Putin eclipses Medvedev in run-up to 2012 election
Reporting from Moscow — The 2012 Russian presidential elections may be over already.
Vladimir Putin’s words and deeds of late have made it eminently clear that he’s had enough of being prime minister and wants the No. 1 job back from President Dmitry Medvedev. And many experts believe it’s his for the taking.
Amid what political analysts have identified as a fierce power struggle between the two Russian leaders, the expulsion of a key Medvedev aide from the Kremlin is being interpreted as a sign that Putin has gained the upper hand.
And Medvedev’s own recent comments referring to life after politics have done little to alter that impression.
Two weeks ago, Medvedev’s political advisor, Gleb Pavlovsky, discovered he was no longer welcome as a political strategist in Moscow’s halls of power. “I think I lost my position in the Kremlin due to an impulse from Putin’s team,” Pavlovsky said in an interview after news of his firing in mid-April leaked out this week.
“If Putin returns to the Kremlin, this will weaken the institution of the Russian presidency,” said Pavlovsky, president of the Efficient Politics Foundation. He said such a move would “look scandalous even for his own supporters.”
But Medvedev already has given indications that he sees a future outside the Kremlin.

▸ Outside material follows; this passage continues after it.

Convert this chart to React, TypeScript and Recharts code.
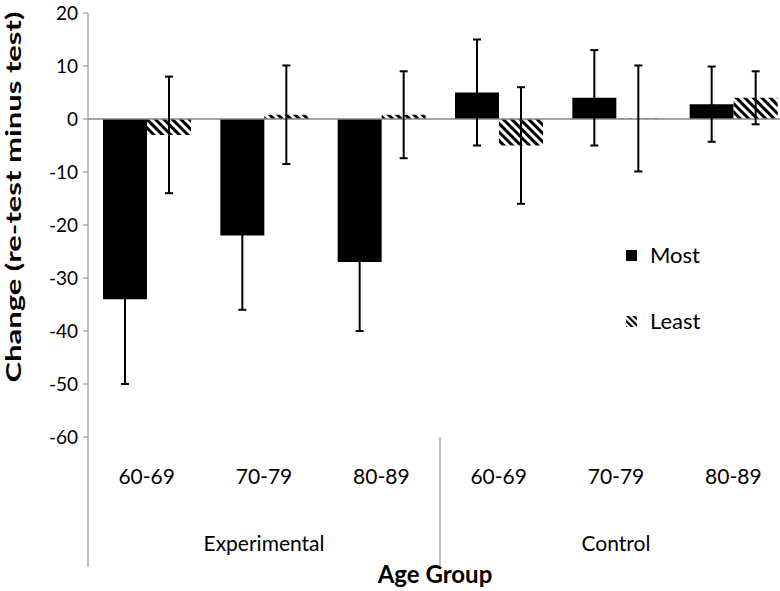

During a recent tour of an online television network, he said he would like to teach because “it is simply a must for any politician who has led a state to by all means talk about some of his experiences, negative or positive.”
Medvedev said he would like to lecture not only at the Skolkovo business school — one of the keys to his ambitious modernization program — “but at other places too.”
“It was more than simply a slip of the tongue, it was a white flag on his part,” said Andrei Piontkovsky of the Systems Analysis Institute. “Medvedev must have finally given up hope that Putin will allow him to stay in the Kremlin for another six years. … The Russian top political alpha male can’t afford to wait that long.”
Putin, from using his post as prime minister to bring the 2014 Winter Olympics and 2018 World Cup to Russia, to tagging a polar bear with a transponder, to singing “Blueberry Hill” in English at a benefit concert, has not shirked from taking center stage.
“Medvedev himself understands that he is no match for Putin,” said Dmitry Oreshkin, a senior analyst with the Institute of Geography. “Even if both men run, Putin, apart from his popularity, controls the central election commission, whose head is his personal friend and loyal supporter.… In Russia, it doesn’t count how people vote, it’s how the votes are counted.”
Only a short while ago, the winners and losers in Moscow’s greatest political game appeared to be reversed.
In March, Medvedev publicly rebuked Putin over his criticism of the NATO-led military operation in Libya.
Putin had compared the alliance’s mission to “a medieval crusade” and insisted that the events in Libya “once again prove that we are right in strengthening the defense capability of Russia.”
The same night, Medvedev, making a televised address wearing the uniform of the commander-in-chief of the armed forces, admonished Putin by saying it was “inadmissible to use expressions that in fact lead to a clash of civilizations, like ‘the crusades’ and so on.”
“It is unacceptable,” he said of Putin’s statement. “Otherwise, it may end far worse than what is going on now, and everybody must remember it.”
Medvedev continued his political offensive by issuing a decree in late March ordering Cabinet members to relinquish seats on boards of major state-owned companies to promote a spirit of free competition. Putin’s right-hand man and “gray cardinal,” Vice Premier Igor Sechin, had to quit as chairman of Rosneft, a leading Russian oil company.
Others in the ruling United Russia Party were quickly demoted after openly supporting Putin’s position on Libya.
But Putin decisively turned the tables in April, delivering a four-hour report to the parliament’s lower house in which he outlined future strategy and argued that the nation “must become one of the five leading world economies … with the average income of $35,000 per person.”
“It was not a premier’s but a president’s speech, casting a strategic vision of the nation’s development for decades ahead,” analyst Oreshkin said. “In contrast to the energetic and omnipresent Putin, Medvedev has looked recently like a deflated balloon who knows that his time in office runs to a close, with no chances to be reelected.”
During a news conference this week while on a visit to Stockholm, Putin was at his self-confident best as he suggested that the 2012 race was quickly narrowing down to one choice: “The time will come and we will take a corresponding decision. You will like it. It will make you pleased.”